Copper Alloys (Bronze, Brass): Successfully cast using the process, often requiring specific coating formulations.
Magnesium Alloys: Used, requiring careful safety considerations during pouring due to magnesium's reactivity.
Material Selection Considerations:
Metal Being Cast: Dictates foam type (EPS vs. EPMMA/STMMA for low carbon needs), coating refractoriness (zircon for steel), and sand type.
Part Size & Complexity: Influences foam density (higher for complex/large patterns) and coating permeability requirements.
Surface Finish Requirements: Higher density foam and finer refractory coatings generally yield better surface finish.
Dimensional Tolerances: Foam properties and coating application consistency are critical factors.
Cost: Balancing performance requirements (e.g., EPMMA, zircon) against material costs is essential.
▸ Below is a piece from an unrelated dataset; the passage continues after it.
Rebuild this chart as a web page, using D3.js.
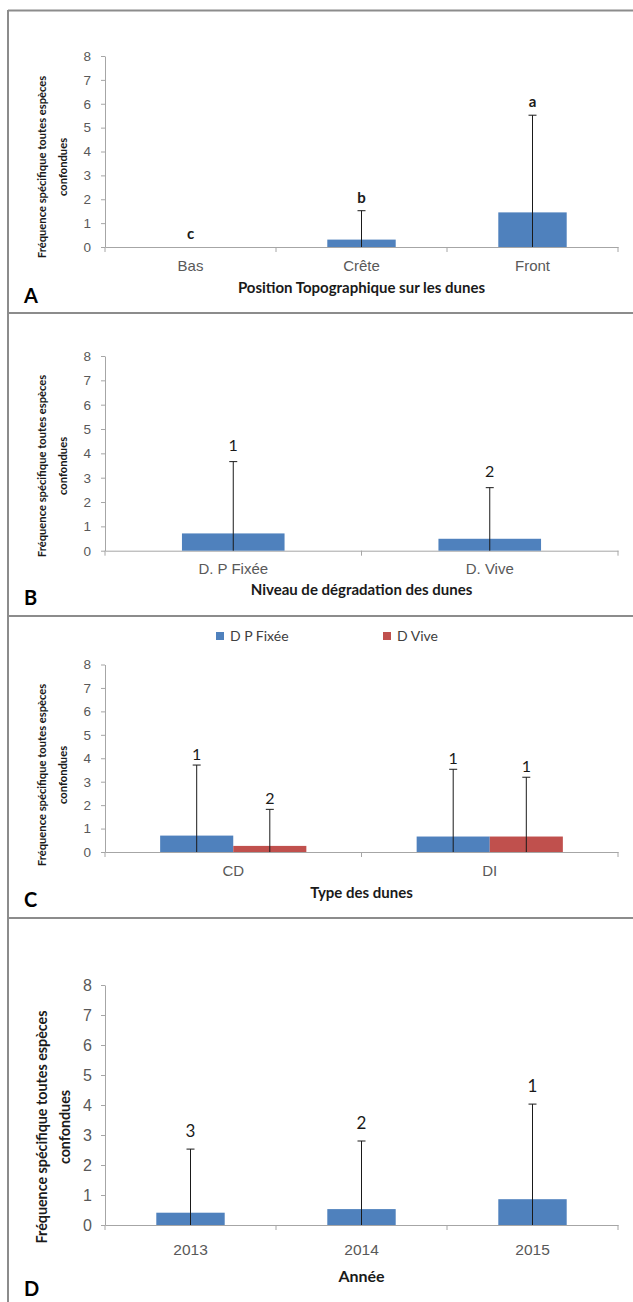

Summary Table: Key Material Categories
Summary Table: Key Material Categories
| Category | Primary Options | Key Function/Considerations |
|---|---|---|
| Pattern (Foam) | Expanded Polystyrene (EPS) | Most common, cost-effective, good stability. Varies by density. |
| Expanded Polymethylmethacrylate (EPMMA) | Cleaner decomposition, less carbon residue. Higher cost. | |
| Copolymers (e.g., STMMA) | Balance of EPS cost/processability & EPMMA decomposition. | |
| Coating | Refractory Base (Zircon, Silica, Aluminosilicates) | Barrier against metal/sand, thermal stability. |
| Binders (Colloidal Silica, Latex, Inorganic) | Holds coating together, adheres to foam. | |
| Additives (Permeability aids, Surfactants etc.) | Modify gas escape, flow, drying, strength. | |
| Molding Sand | Silica Sand | Most common, economical. Must be DRY and unbonded. |
| Olivine Sand | Higher heat capacity, lower expansion than silica. | |
| Chromite Sand | High thermal conductivity, chilling effect. | |
| Zircon Sand | Excellent thermal stability, low expansion. High cost. | |
| Casting Metal | Ferrous: Gray Iron, Ductile Iron, Steels, Stainless | Steel/SS often need EPMMA/STMMA & high-perm coatings. |
| Non-Ferrous: Aluminum, Copper Alloys, Magnesium | Aluminum very common, typically uses EPS. |
Successful Lost Foam Casting relies on understanding the interactions between these material systems. Selection must be based on the specific alloy, part requirements, and process parameters to achieve high-quality castings.